Ar Razzaq (الرَّزَّاق) means The All-Providing Sustainer — the One who provides rizq (provision) in all its forms: food, income, health, knowledge, relationships, and spiritual nourishment. The intensified form Razzaq implies that He provides continuously, abundantly, and without exhaustion.
What is the difference between Ar Razzaq and Ar Raziq?
Both names come from the same Arabic root r-z-q. Ar Raziq is the basic active form — The Provider. Ar Razzaq is the intensive form — The Continuously All-Providing. The Quran uses Ar Razzaq in Surah Adh-Dhariyat (51:58), emphasizing the unceasing, inexhaustible nature of Allah's provision.

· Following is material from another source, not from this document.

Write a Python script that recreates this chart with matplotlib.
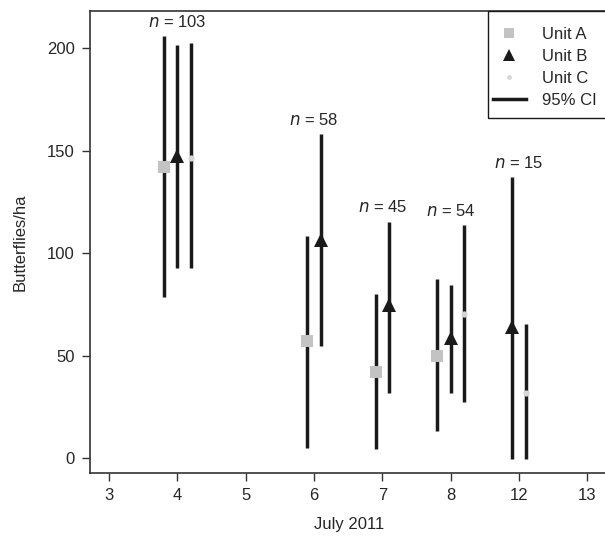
import numpy as np
import matplotlib
matplotlib.use("Agg")
import matplotlib.pyplot as plt
from matplotlib.lines import Line2D
from matplotlib.patches import Rectangle

# July 2011 survey dates (categorical axis)
dates = ["3", "4", "5", "6", "7", "8", "12", "13"]

# estimates and 95% CI per unit, one value per survey date (nan = no survey)
nan = np.nan
unit_a = [nan, 141.8, nan, 57.2, 42.0, 50.0, nan, nan]
unit_a_lo = [nan, 78.8, nan, 5.3, 4.5, 13.5, nan, nan]
unit_a_hi = [nan, 205.6, nan, 108.4, 80.0, 87.3, nan, nan]

unit_b = [nan, 147.5, nan, 106.5, 74.8, 58.5, 64.2, nan]
unit_b_lo = [nan, 93.0, nan, 54.8, 31.7, 31.7, -0.3, nan]
unit_b_hi = [nan, 201.5, nan, 158.0, 115.4, 84.5, 137.0, nan]

unit_c = [nan, 146.6, nan, nan, nan, 70.5, 31.7, nan]
unit_c_lo = [nan, 92.8, nan, nan, nan, 27.6, -0.3, nan]
unit_c_hi = [nan, 202.4, nan, nan, nan, 113.5, 65.5, nan]

n_labels = ["103", "58", "45", "54", "15"]
n_pos = [1, 3, 4, 5, 6]
n_y = [212.5, 165.0, 122.7, 120.8, 143.9]

plt.rcParams["font.family"] = ["Liberation Sans", "DejaVu Sans"]
txt_col = "#262626"
fs = 12

fig = plt.figure(figsize=(6.05, 5.39), dpi=100)
ax = fig.add_axes([0.1488, 0.1224, 1.0045 - 0.1488, 0.9796 - 0.1224])

x = np.arange(len(dates))
lc = "#1a1a1a"
lw = 2.5
series = [
    (unit_a, unit_a_lo, unit_a_hi, "s", "#c3c3c3", 9),
    (unit_b, unit_b_lo, unit_b_hi, "^", "#1a1a1a", 10),
    (unit_c, unit_c_lo, unit_c_hi, "o", "#d6d6d6", 4.5),
]

# units side by side within each date: +-0.1 for two, -0.2/0/0.2 for three
present = np.array([~np.isnan(np.array(s[0])) for s in series])
offsets = np.full(present.shape, nan)
for j in range(len(dates)):
    idx = np.where(present[:, j])[0]
    k = len(idx)
    if k:
        offsets[idx, j] = (np.arange(k) - (k - 1) / 2) * 0.2

for i, (val, lo, hi, mk, col, ms) in enumerate(series):
    val = np.array(val); lo = np.array(lo); hi = np.array(hi)
    ok = present[i]
    xx = x[ok] + offsets[i, ok]
    ax.vlines(xx, lo[ok], hi[ok], color=lc, lw=lw, zorder=2)
    ax.plot(xx, val[ok], linestyle="none", marker=mk, color=col,
            markersize=ms, markeredgewidth=0, zorder=3)

for p, lab, yy in zip(n_pos, n_labels, n_y):
    ax.text(p, yy, "$n$ = " + lab, ha="center", va="center", fontsize=fs,
            color=txt_col)

ax.set_xlim(-0.28, 7.3)
ax.set_ylim(-7.1, 218)
ax.set_xticks(x)
ax.set_xticklabels(dates)
ax.set_yticks([0, 50, 100, 150, 200])
ax.tick_params(length=6, width=1, color="#333333", labelsize=fs,
               labelcolor=txt_col, pad=5)
for s in ax.spines.values():
    s.set_color("#333333")
    s.set_linewidth(1.2)

ax.set_xlabel("July 2011", fontsize=fs, color=txt_col, labelpad=10)
ax.set_ylabel("Butterflies/ha", fontsize=fs, color=txt_col, labelpad=14)

# legend box runs past the right edge of the figure
fig.patches.append(Rectangle((487.7 / 605, 1 - 117.7 / 539), 0.3, (117.7 - 11) / 539,
                             transform=fig.transFigure, fill=False,
                             edgecolor="#1a1a1a", lw=1.0, zorder=5))
handles = [
    Line2D([], [], linestyle="none", marker="s", color="#c3c3c3", markersize=7, markeredgewidth=0),
    Line2D([], [], linestyle="none", marker="^", color="#1a1a1a", markersize=8, markeredgewidth=0),
    Line2D([], [], linestyle="none", marker="o", color="#d6d6d6", markersize=3.5, markeredgewidth=0),
    Line2D([], [], color=lc, lw=lw),
]
leg = fig.legend(handles, ["Unit A", "Unit B", "Unit C", "95% CI"],
                 loc="upper left", bbox_to_anchor=(487.7 / 605, 1 - 22 / 539),
                 fontsize=fs, frameon=False, borderpad=0.3,
                 labelspacing=0.42, handlelength=2.0, handletextpad=0.95,
                 borderaxespad=0)
for t in leg.get_texts():
    t.set_color(txt_col)

fig.savefig("out.png", dpi=100)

Can I recite Ar Razzaq to increase my rizq?
Yes. Scholars recommend reciting 'Ya Razzaq' regularly as a dua, especially after Fajr prayer. The remembrance of this name reorients your reliance toward Allah rather than your own efforts alone, which paradoxically leads to more blessing in your efforts. Combine it with practical steps and tawakkul.
Does rizq only mean money?
No. Rizq in Islam is far broader than material wealth. It includes health, time, relationships, knowledge, righteous children, contentment, inner peace, and the tawfiq (divine enabling) to do good deeds. The greatest rizq is iman and closeness to Allah.